Wednesday, May 20, 2015

Guiding Principles 6: Proactivity

Take a proactive approach to identifying and resolving project challenges.

By ‘proactive’ I suppose they mean ‘active’ (I just quibble with words here, but ‘pro-active’ is such junk English).

The project team has to actively identify and resolve project challenges. That’s their job. Now, what could distract them from their job?

It is the C-suite that has the answers to this: remove obstructions from the team’s work in doing this, and get rid of the fake ‘challenges’ that could impair the project.

Fake challenges? I mean intentional under-resourcing, creating problems at the interfaces, applying corporate rules to procurement that might not serve the project’s interests, creating an environment that punishes honest reporting of progress or lack there of. Then failing to take advice on solutions that the project team can see.

Tuesday, May 19, 2015

Using word like a typewriter.

Part of using Word to communicate is to give a document clarity of layout. Some of the message is thus sent by design.

I had a document from one of my team leaders that needed some content edits, and it was quicker for me to get into it and do them myself. Nothing dramatic, so no real coaching opportunity in it.

The document opened I couldn't quite see how it was constructed so I turned on markings--and what a mess!

Instead of using Word's tools like tabs, tables and cell positioning, paragraph layout, my colleage had used the spacebar...for everything. Move one piece of text and the whole line is thrown out, move another and the vertical order is wreaked.

A real step back in efficiency.

Thursday, May 14, 2015

Check the e-mail

How many times have you received an e-mail, read it, then acted, only to find that the real message was in the 'trail' of e-mails below the one you read; below the 'fold' in web design parlance.

I usually browse through the trail to see if there's anything there for me, but last week, I didn't. The request seemed to be self-explanatory and self-contained. The trail below it also seemed to be giving various positions, so the author I read had assumed that a reader would work out from the complex trail what they were asked to do.

Not so, too many choices, too many assumptions would have to be made.

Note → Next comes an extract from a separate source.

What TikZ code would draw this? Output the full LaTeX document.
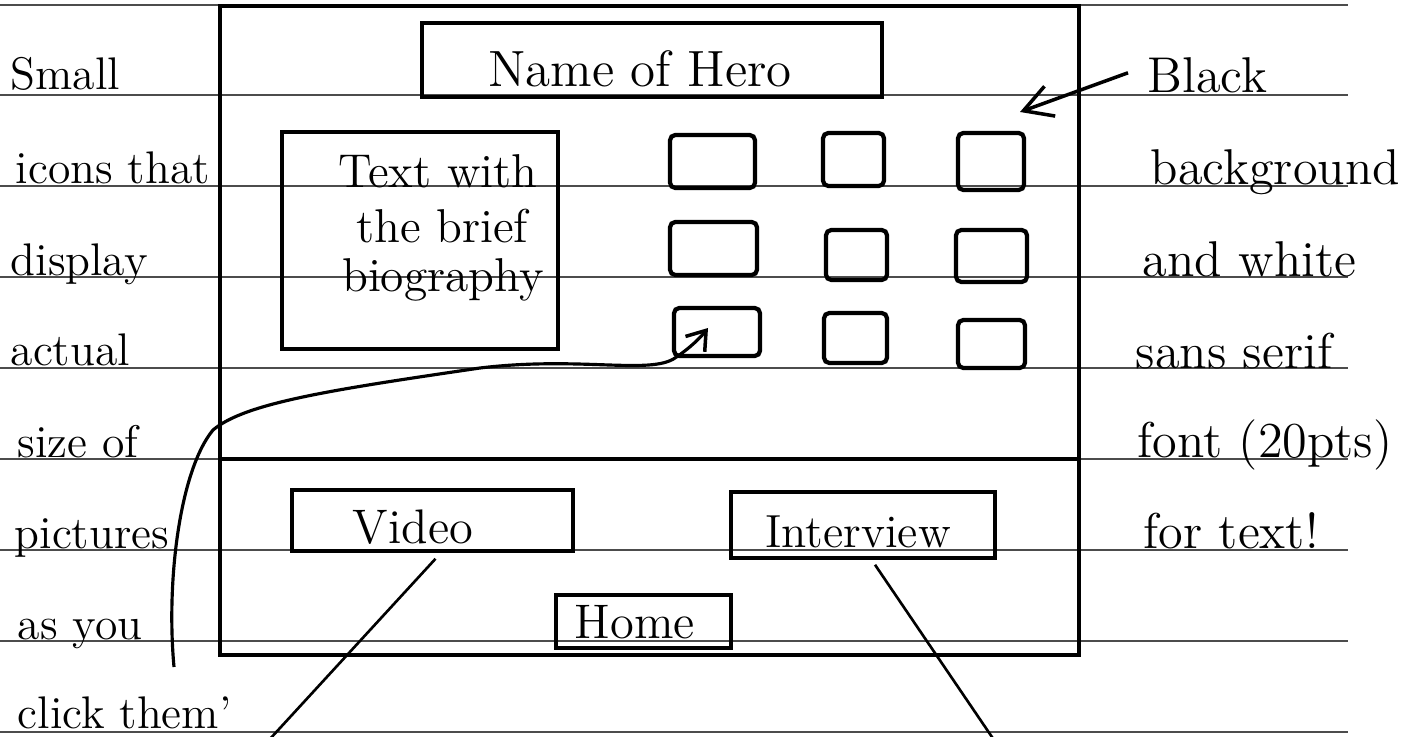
\documentclass[tikz,border=0pt]{standalone}
\usetikzlibrary{arrows.meta,fit,calc}
\begin{document}
\begin{tikzpicture}[x=0.01cm,y=-0.01cm,
  ruling/.style={line width=0.45pt, black!70},
  box/.style={draw, line width=1pt, inner sep=0pt},
  iconbox/.style={draw, line width=1.2pt, inner sep=0pt, rounded corners=1.5pt},
  ltxt/.style={inner sep=0pt, anchor=base west, font=\fontsize{13}{16}\selectfont},
  rtxt/.style={inner sep=0pt, anchor=base west, font=\fontsize{14.3}{17}\selectfont},
  ctxt/.style={inner sep=0pt, anchor=base, font=\fontsize{14}{16}\selectfont},
  conn/.style={line width=0.75pt},
  barb/.style={line width=1pt, -{Straight Barb[length=8pt,width=9pt,line width=1pt]}},
  cbarb/.style={line width=0.9pt, -{Straight Barb[length=5pt,width=7pt,line width=1pt]}}]
\useasboundingbox (0,0) rectangle (1422,737);
% ruled paper lines
\foreach \yy in {5,95,186,277,368,459,550,641,732}
  \draw[ruling] (0,\yy) -- (1348,\yy);
% main frame
\node[box, fit={(220,6) (1079,655)}] (frame) {};
\draw[line width=1pt] (frame.west |- 0,459) -- (frame.east |- 0,459);
% title
\node[box, fit={(422,23) (882,97)}] (namebox) {};
\node[ctxt, font=\fontsize{14.5}{17}\selectfont] (nametxt) at (640,87) {Name of Hero};
% biography
\node[box, fit={(282,132) (558,349)}] (biobox) {};
\node[ctxt, font=\fontsize{13.5}{16}\selectfont] (bio1) at (438,188) {Text with};
\node[ctxt, font=\fontsize{13.5}{16}\selectfont] (bio2) at (442,243) {the brief};
\node[ctxt, font=\fontsize{13.5}{16}\selectfont] (bio3) at (443,292) {biography};
% icons
\node[iconbox, fit={(670,135) (755,188)}] (i11) {};
\node[iconbox, fit={(823,133) (884,186)}] (i12) {};
\node[iconbox, fit={(958,133) (1024,190)}] (i13) {};
\node[iconbox, fit={(670,222) (757,275)}] (i21) {};
\node[iconbox, fit={(826,230) (887,280)}] (i22) {};
\node[iconbox, fit={(956,230) (1027,282)}] (i23) {};
\node[iconbox, fit={(674,308) (760,356)}] (i31) {};
\node[iconbox, fit={(824,313) (887,363)}] (i32) {};
\node[iconbox, fit={(958,320) (1025,368)}] (i33) {};
% buttons
\node[box, fit={(292,490) (573,551)}] (video) {};
\node[ctxt, font=\fontsize{13.8}{16}\selectfont] (videotxt) at (413,543) {Video};
\node[box, fit={(731,492) (995,558)}] (interview) {};
\node[ctxt, font=\fontsize{13.2}{15}\selectfont] (interviewtxt) at (858,547) {Interview};
\node[box, fit={(556,595) (731,648)}] (home) {};
\node[ctxt, font=\fontsize{13.8}{16}\selectfont] (hometxt) at (635,638) {Home};
% left notes
\node[ltxt] (l1) at (10,90) {Small};
\node[ltxt] (l2) at (15,184) {icons that};
\node[ltxt] (l3) at (10,275) {display};
\node[ltxt] (l4) at (10,366) {actual};
\node[ltxt] (l5) at (17,457) {size of};
\node[ltxt] (l6) at (14,548) {pictures};
\node[ltxt] (l7) at (17,639) {as you};
\node[ltxt] (l8) at (17,728) {click them'};
% right notes
\node[rtxt] (black) at (1147,93) {Black};
\node[rtxt] (r2) at (1150,185) {background};
\node[rtxt] (r3) at (1142,277) {and white};
\node[rtxt] (r4) at (1135,368) {sans serif};
\node[rtxt] (r5) at (1137,457) {font (20pts)};
\node[rtxt] (r6) at (1143,548) {for text!};
% connectors
\coordinate (btip) at (1020,112);
\draw[barb] ($(black.west)+(-19,-3)$) -- (btip);
\coordinate (cstart) at (174,667);
\coordinate (ctip) at (708,328);
\draw[cbarb] (cstart) .. controls (166,580) and (180,470) .. (213,430)
  .. controls (245,403) and (330,390) .. (480,368)
  .. controls (580,356) and (650,375) .. (675,358)
  .. controls (690,348) and (700,338) .. (ctip);
\coordinate (vend) at (269,740);
\draw[conn] ($(video.south)+(3,6)$) -- (vend);
\coordinate (iend) at (994,740);
\draw[conn] ($(interview.south)+(12,5)$) -- (iend);
\end{tikzpicture}
\end{document}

To convert this melange to communication, if you must send an e-mail trail, copy, paste and edit to make sure you send the message you want action on. Projects are too complex to think that a reader can work out what you mean from a long trail of e-mails from different authors full of discussion, fact, and inquiry.

Saturday, May 9, 2015

Governance

Governance is a special case of leadership or management.

Just like leadership it runs on information; but this time it features reporting and decision making structures that cover all aspects of a project or organisation, and not restricted to core delivery.

What do I mean?

Project governance is centrally to do with decision making that affects the delivery of the project and its relationship to corporate (owner or sponsor) priorities and mission.

The basic question of project governance is "is this project going to deliver the value that will advance the corporate mission, compared to other current or forthcoming opportunities.

In the answer to this question the risk of throwing good money after bad has to be confronted boldly. Be prepared to end a project that will not produce what an alternative use of $ will.

Tuesday, May 5, 2015

Fresh new role for the PMO

A project management office is usually looked to to provide a consistent project infrastructure within an organisation. It also connects the organisation's executive to project performance information in a reporting system.

It can, should, indeed, must be more: to build project capability and bring benefits from projects.

My project managers have meetings with our version of a PMO each month, where they dutifully talk about activity completed and delayed, and risks that have emerged. No work is done to connect our projects to any other projects in an organisation full of interrelated action to achieve a grand mission. There are no forums it sponsors to bring people together, no practice development discussions to share approaches or ideas. Nothing except a regressive check on what's happened.

I think you can get the picture. If a PMO is not building capability, bringing people together to develop expertise and find project relationships, then its not contributing to the value mission of the organisation. Change it, or get rid of it.